Give the order that surrupu-disease shall break out.'
When the second year arrived
They had depleted the storehouse.
When the third year arrived
The people's looks were changed by starvation.
When the fourth year arrived
Their upstanding bearing bowed,
Their well-set shoulders slouched,
The people went out in public hunched over.
When the fifth year arrived,
A daughter would eye her mother coming in;
A mother would not even open her door to her daughter. . . .
When the sixth year arrived
They served up a daughter for a meal,
Served up a son for food.
Of course, we mustn't forget movies like "Soylent Green" and "Silent Running" (a movie I like).
I am highly skeptical, people tend to promote their ideology and don't bother to let the facts get in the way. Prior to Y2K when a large number of my friends were taking precautions against a global meltdown, I had no concerns, because I knew it was a myth (despite the billions spent trying to fix it). When the first Gulf War happened, a lot of people (Christians anyway) that this was the end time are foretold in Daniel and Revelation (and who knows were else). Since I was nowhere near convinced, I was often asked, "Don't you believe in the Bible?" and I would reply, "Yes, right where it says. 'and no man shall know the dates and times appointed by God'".
I do not see nuclear power as any sort of solution. The first mantra anyone should have is REDUCE, REDUCE, REDUCE. Of course, this does not support a market economy which is based on consume, consume, consume.
The next mantra is REUSE, REUSE, REUSE.
I am not big on recycling, because there are only limited items that can be recycled effectively: metals and glass. It is not unreasonable to recycle paper, but it does use a lot of water. As far as I am concerned, plastics are not recyclable at all.
It sounds like I'd believe more in "An Inconvenient Truth". That made total sense to me. David Suzuki does too.
What does this guy say about the lack of a good method of storing the toxic waste from nuclear energy?
I'd love to know how people died because DDT was banned.
I like your "tip of the melting iceberg"!
"I'd love to know how people died because DDT was banned."
Malaria. Take a trip over to Wikipedia and read up on the criticisms of the DDT ban.
In a nutshell, people are dying from Malaria in countries where DDT is banned and It's argued that the use of DDT would prevent most of those deaths.
Another good book to read on this topic, if you haven't read it already, is Michael Crichton's State of Fear. The book advocates taking precautionary measures while doing it's best to debunk Global Warming.
The problem with "facts" like global warming is that we don't have an untouched earth to compare our current earth too. So we can never be certain that the earth isn't just going through a normal cycle. That doesn't mean we don't have to clean up our act, it just means the science isn't exact.
The earth belongs to the bacteria. That's where we came from and where we will return.
I hate it that people use fear to sell books. For heaven's sake.
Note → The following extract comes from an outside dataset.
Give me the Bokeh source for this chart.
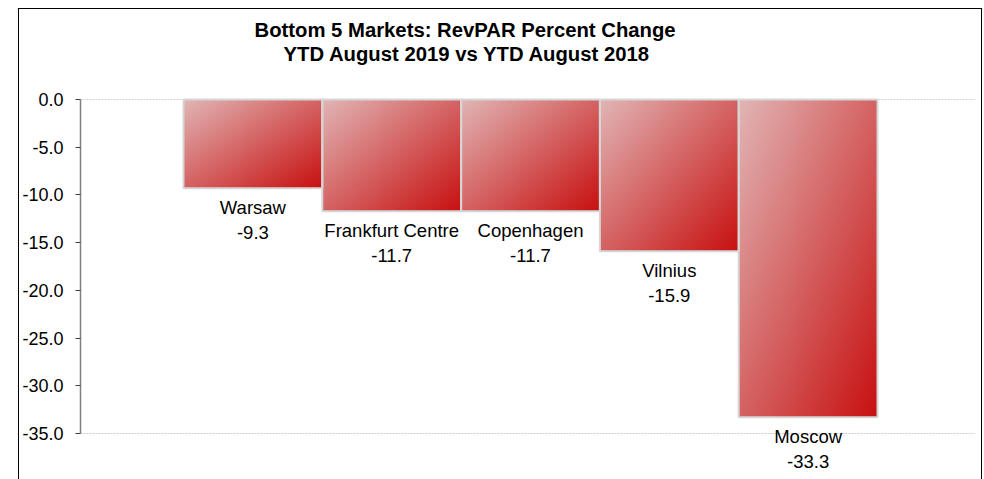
import numpy as np
from bokeh.plotting import figure
from bokeh.models import (Range1d, FixedTicker, NumeralTickFormatter, Title,
                          ColumnDataSource)
from bokeh.core.properties import value
from bokeh.embed import file_html
from bokeh.resources import INLINE

# ---- data ----
markets = ["Warsaw", "Frankfurt Centre", "Copenhagen", "Vilnius", "Moscow"]
revpar_change = [-9.3, -11.7, -11.7, -15.9, -33.3]
y_ticks = [0, -5, -10, -15, -20, -25, -30, -35]
title_lines = ["Bottom 5 Markets: RevPAR Percent Change",
               "YTD August 2019 vs YTD August 2018"]

FONT = "Liberation Sans"
W, H = 962, 470

p = figure(width=W, height=H, output_backend="svg", toolbar_location=None,
           title=None, x_range=Range1d(-1.242, 5.206), y_range=Range1d(-39.82, 0.21),
           x_axis_location=None, min_border_left=61, min_border_right=6,
           min_border_top=88, min_border_bottom=0, tools="",
           margin=(9, 0, 0, 19),
           styles={"outline": "1.5px solid black"})
p.outline_line_color = None
p.background_fill_color = "white"
p.border_fill_color = "white"

# y axis
ax = p.yaxis[0]
ax.ticker = FixedTicker(ticks=y_ticks)
ax.formatter = NumeralTickFormatter(format="0.0")
ax.bounds = (-35, 0)
ax.axis_line_color = "#808080"
ax.axis_line_width = 1.5
ax.major_tick_line_color = "#404040"
ax.major_tick_line_width = 1.2
ax.major_tick_out = 5
ax.major_tick_in = 0
ax.minor_tick_line_color = None
ax.major_label_text_font = FONT
ax.major_label_text_font_size = "18px"
ax.major_label_text_color = "black"
ax.major_label_standoff = 12

p.xgrid.grid_line_color = None
p.ygrid.ticker = FixedTicker(ticks=[y_ticks[0], y_ticks[-1]])
p.ygrid.grid_line_color = "#cfcfcf"
p.ygrid.grid_line_dash = "2 1"
p.ygrid.grid_line_width = 1

# gradient bars drawn as images positioned by data
c0 = np.array([226, 182, 182], dtype=float)
c1 = np.array([200, 16, 16], dtype=float)
px_per_unit = 9.543
imgs, xs, ys, dws, dhs = [], [], [], [], []
for i, v in enumerate(revpar_change):
    nx = 140
    ny = max(2, int(round(abs(v) * px_per_unit)))
    u = np.linspace(0, 1, nx)[None, :]
    vv = np.linspace(1, 0, ny)[:, None]  # 1 at bottom row, 0 at top row
    t = (u + vv) / 2.0
    rgb = c0[None, None, :] * (1 - t[..., None]) + c1[None, None, :] * t[..., None]
    img = np.empty((ny, nx), dtype=np.uint32)
    view = img.view(dtype=np.uint8).reshape((ny, nx, 4))
    view[..., 0] = rgb[..., 0].astype(np.uint8)
    view[..., 1] = rgb[..., 1].astype(np.uint8)
    view[..., 2] = rgb[..., 2].astype(np.uint8)
    view[..., 3] = 255
    imgs.append(img)
    xs.append(i - 0.5)
    ys.append(v)
    dws.append(1.0)
    dhs.append(abs(v))

p.image_rgba(image=imgs, x=xs, y=ys, dw=dws, dh=dhs)

src = ColumnDataSource(dict(
    left=[i - 0.5 for i in range(len(markets))],
    right=[i + 0.5 for i in range(len(markets))],
    top=[0] * len(markets),
    bottom=revpar_change,
    xc=list(range(len(markets))),
    lab=[f"{m}\n{v:.1f}" for m, v in zip(markets, revpar_change)],
))
p.quad(left="left", right="right", top="top", bottom="bottom", source=src,
       fill_alpha=0, line_color="#d6d6d6", line_width=2)

p.text(x="xc", y="bottom", text="lab", source=src, text_align="center",
       text_baseline="top", y_offset=9, text_font=value(FONT),
       text_font_size="18.5px", text_color="black", text_line_height=1.2)

# title: white spacer panel next to the frame, then line 2, then line 1 on top
p.add_layout(Title(text=".", text_font_size="1px", text_color="white",
                   standoff=30), "above")
p.add_layout(Title(text=title_lines[1], align="left", offset=203,
                   text_font=FONT, text_font_size="20.3px", text_font_style="bold",
                   text_color="black", standoff=0), "above")
p.add_layout(Title(text=title_lines[0], align="left", offset=174,
                   text_font=FONT, text_font_size="20.3px", text_font_style="bold",
                   text_color="black", standoff=0), "above")

open("out.html", "w").write(file_html(p, INLINE))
MOI: it is often claimed that banning the use of DDT has resulted in many unnecessary deaths from malaria and other insect born diseases. It is a fairly moot point because at some point the insects would have become DDT resistant. In fact, the first incidence of DDT resistant mosquitoes was reported in India in 1959 (I think). At some point, DDT would have become ineffective and people would continue to die.
Congrats on the Express quote, by the way.
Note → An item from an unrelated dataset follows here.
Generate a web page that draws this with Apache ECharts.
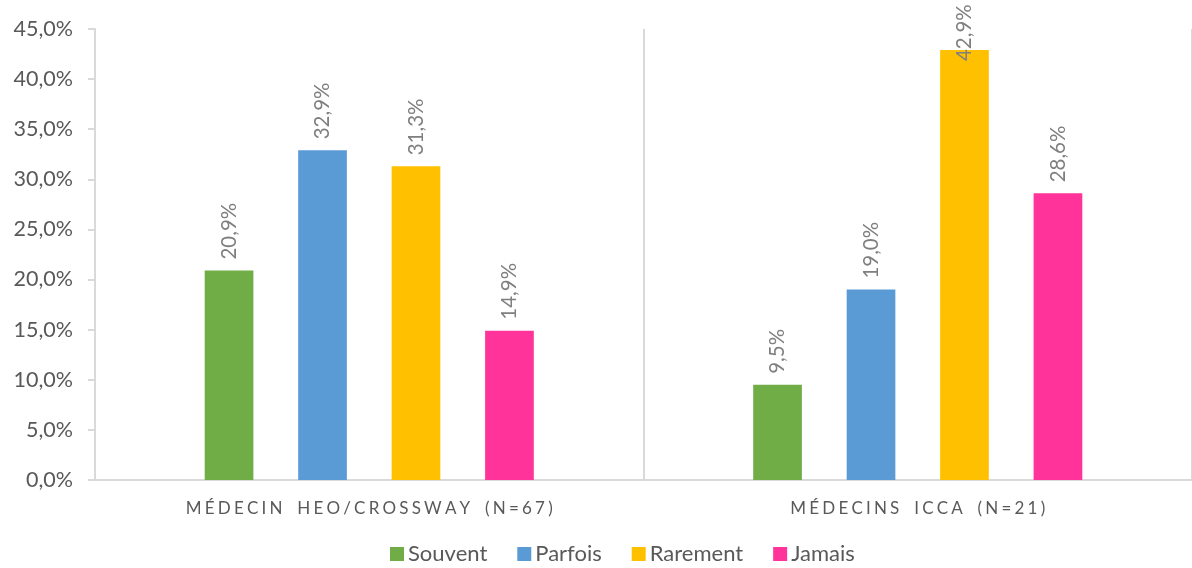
<!DOCTYPE html>
<html>
<head>
<meta charset="utf-8">
<script src="https://cdn.jsdelivr.net/npm/echarts@6/dist/echarts.min.js"></script>
<style>
  html, body { margin: 0; padding: 0; background: #fff; }
  #chart { width: 1192px; height: 568px; }
</style>
</head>
<body>
<div id="chart"></div>
<script>
// groupes et valeurs (%)
const categories = ['MÉDECIN HEO/CROSSWAY (N=67)', 'MÉDECINS ICCA (N=21)']
const souvent = [20.9, 9.5]
const parfois = [32.9, 19.0]
const rarement = [31.3, 42.9]
const jamais = [14.9, 28.6]
const yTicks = [0, 5, 10, 15, 20, 25, 30, 35, 40, 45]

const fontFamily = 'Lato, "Open Sans", sans-serif'

// espacement des lettres comme dans Excel
function spaced(s) {
  return s.split('').map(c => (c === ' ' ? '\u2002' : c)).join('\u2009\u200a')
}

function pct(v) {
  return v.toFixed(1).replace('.', ',') + '%'
}

const chart = echarts.init(document.getElementById('chart'))

function bar(name, data, color) {
  return {
    name: name,
    type: 'bar',
    data: data.map(v => {
      // le label de 42,9% déborde dans la barre dans l'original
      if (v > 40) {
        return { value: v, label: { offset: [-22, 0] } }
      }
      return v
    }),
    barGap: '92%',
    barCategoryGap: '40%',
    itemStyle: { color: color },
    label: {
      show: true,
      position: 'top',
      rotate: 90,
      align: 'left',
      verticalAlign: 'middle',
      distance: 11,
      color: '#7f7f7f',
      fontSize: 20.5,
      fontFamily: fontFamily,
      formatter: p => pct(p.value)
    }
  }
}

const option = {
  animation: false,
  legend: {
    top: 538,
    left: 385,
    itemWidth: 14,
    itemHeight: 14,
    itemGap: 30,
    icon: 'rect',
    textStyle: { color: '#595959', fontSize: 22, fontFamily: fontFamily, padding: [0, 0, 0, -1] },
    data: ['Souvent', 'Parfois', 'Rarement', 'Jamais']
  },
  grid: {
    left: 95,
    top: 29,
    width: 1106,
    height: 451,
    containLabel: false
  },
  xAxis: {
    type: 'category',
    data: categories,
    axisLine: { lineStyle: { color: '#d9d9d9', width: 2 } },
    axisTick: { show: false },
    splitLine: { show: true, lineStyle: { color: '#d9d9d9', width: 2 } },
    axisLabel: {
      color: '#595959',
      fontSize: 17,
      fontFamily: fontFamily,
      margin: 20,
      formatter: v => spaced(v)
    }
  },
  yAxis: {
    type: 'value',
    min: 0,
    max: 45,
    interval: 5,
    axisLine: { show: true, lineStyle: { color: '#d9d9d9', width: 2 } },
    axisTick: { show: true, length: 7, lineStyle: { color: '#d9d9d9', width: 2 } },
    splitLine: { show: false },
    axisLabel: {
      color: '#595959',
      fontSize: 21.5,
      fontFamily: fontFamily,
      margin: 22,
      formatter: v => (yTicks.includes(v) ? pct(v) : '')
    }
  },
  series: [
    bar('Souvent', souvent, '#70ad47'),
    bar('Parfois', parfois, '#5b9bd5'),
    bar('Rarement', rarement, '#ffc000'),
    bar('Jamais', jamais, '#ff3399')
  ]
}

chart.setOption(option)
</script>
</body>
</html>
Thank you all for your spirited comments. Some of you may know more than the author about this topic!
I will let you know how the discussion goes on Sunday night. We are an opinionated group, so it will undoubtedly be lively.
Kristin -- Did I miss something? What Express quote?
A new specter is haunting the entire world, the specter of Gaia Nemesis. From whence this next uncanny visitor comes and what does it mean for the future of humankind?
Every power of the world turns, like a herd of animals caught unawares by a predator, to face this new menace; the powers fail. They have come to face the very power of nature herself.